Man builds entire home next to LA freeway

A man has built an entire makeshift home alongside a Los Angeles freeway, complete with a front door and running electricity.

The home is part of an unhoused community along the 110 freeway and Arroyo Seco, a river that runs through Los Angeles County, highlighting the difficulties in finding affordable housing in the California city.

The residences are made out of tents, tarps and other materials, according to ABC 7. One of the homes has its own front door and electricity, allowing the resident to have lights, a stove and a refrigerator.

A resident of the community, identified only as Cesar, told the news outlet that he enjoys living in the lowkey area.

“It’s good because nobody bothers us,” he said. “That’s why we’re here”. The man noted that he’s unable to find affordable housing because he lacks a steady income.

“For my work, I can’t do that and move to another place because the rent is too high”, he said.

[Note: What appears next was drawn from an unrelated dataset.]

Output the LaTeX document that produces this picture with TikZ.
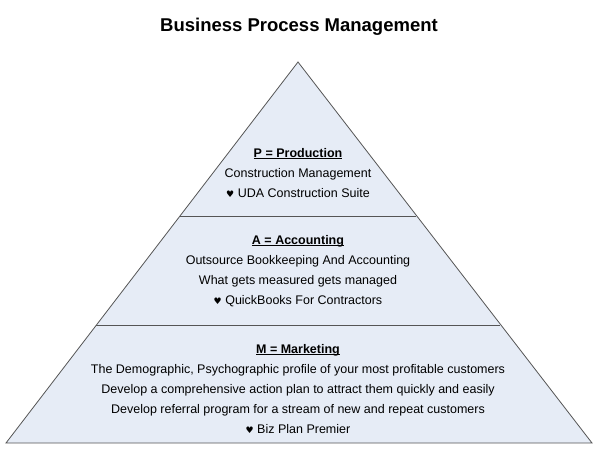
\documentclass[tikz,border=0pt]{standalone}
\usepackage{fontspec}
\setmainfont{Liberation Sans}
\newfontfamily\simbolo{DejaVu Sans}
\usetikzlibrary{positioning}
\definecolor{riempimento}{HTML}{E6ECF6}
\definecolor{bordo}{HTML}{555555}
\newcommand{\cuore}{{\simbolo\fontsize{9}{10}\selectfont\char"2665}}
\newsavebox{\scatola}
\newcommand{\sottolinea}[1]{\sbox{\scatola}{#1}\rlap{\rule[-2.2pt]{\wd\scatola}{0.8pt}}\usebox{\scatola}}

\begin{document}
\begin{tikzpicture}[x=1pt, y=-1pt,
	riga/.style={font=\fontsize{12.5}{15}\selectfont, inner sep=0pt, anchor=base},
	intestazione/.style={font=\fontsize{12.5}{15}\selectfont\bfseries, inner sep=0pt, anchor=base}]
	\useasboundingbox (0,0) rectangle (600,460);
	
	% Titolo
	\node[font=\fontsize{18.5}{22}\selectfont\bfseries, inner sep=0pt, anchor=base] (titolo) at (299, 32) {Business Process Management};
	
	% Piramide e divisori
	\coordinate (vertice) at (298, 62);
	\coordinate (basesx) at (6, 443);
	\coordinate (basedx) at (592, 443);
	\coordinate (div1sx) at (179.6, 216);
	\coordinate (div1dx) at (416.4, 216);
	\coordinate (div2sx) at (96, 325);
	\coordinate (div2dx) at (500, 325);
	\draw[bordo, line width=0.8pt, fill=riempimento] (vertice) -- (basedx) -- (basesx) -- cycle;
	\draw[bordo, line width=0.8pt] (div1sx) -- (div1dx);
	\draw[bordo, line width=0.8pt] (div2sx) -- (div2dx);
	
	% Livello P
	\node[intestazione] (prod) at (298, 157) {\sottolinea{P = Production}};
	\node[riga] (prod1) at (298, 177) {Construction Management};
	\node[riga] (prod2) at (298, 197) {\cuore{} UDA Construction Suite};
	
	% Livello A
	\node[intestazione] (acc) at (298, 244) {\sottolinea{A = Accounting}};
	\node[riga] (acc1) at (298, 264) {Outsource Bookkeeping And Accounting};
	\node[riga] (acc2) at (298, 284) {What gets measured gets managed};
	\node[riga] (acc3) at (298, 304) {\cuore{} QuickBooks For Contractors};
	
	% Livello M
	\node[intestazione] (mark) at (298, 353) {\sottolinea{M = Marketing}};
	\node[riga] (mark1) at (298, 373) {The Demographic, Psychographic profile of your most profitable customers};
	\node[riga] (mark2) at (298, 393) {Develop a comprehensive action plan to attract them quickly and easily};
	\node[riga] (mark3) at (298, 413) {Develop referral program for a stream of new and repeat customers};
	\node[riga] (mark4) at (298, 433) {\cuore{} Biz Plan Premier};
\end{tikzpicture}
\end{document}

The city is working to provide more affordable housing as rents continue to increase.

Speaking during her state of the city address on 15 April, Democratic Los Angeles Mayor Karen Bass asked wealthy residents to help support a boost in affordable housing in an effort to get unhoused people off the streets.

She added that officials are looking to philanthropic, private sector and personal funds to acquire the needed properties.

“We will not hide people but what we will do is house people”, she said. “The crisis on our streets is nothing less than a disaster.”

More than 70,000 people experience homelessness in Los Angeles County.

According to the outlet, Councilmember Eunisses Hernandez, who represents the area encompassing the encampment, said outreach teams are dedicated to helping people in the community find housing, in addition to addressing the safety issues presented by the encampment, given its close proximity to the river.

“As the city continues to face a housing and homelessness crisis, there are currently not enough housing options available to accommodate the more than 46,000 people who are experiencing homelessness in Los Angeles.

“Our office believes that this status quo is unacceptable and is working to urgently address this crisis, with both short-term and long-term solutions”, she said.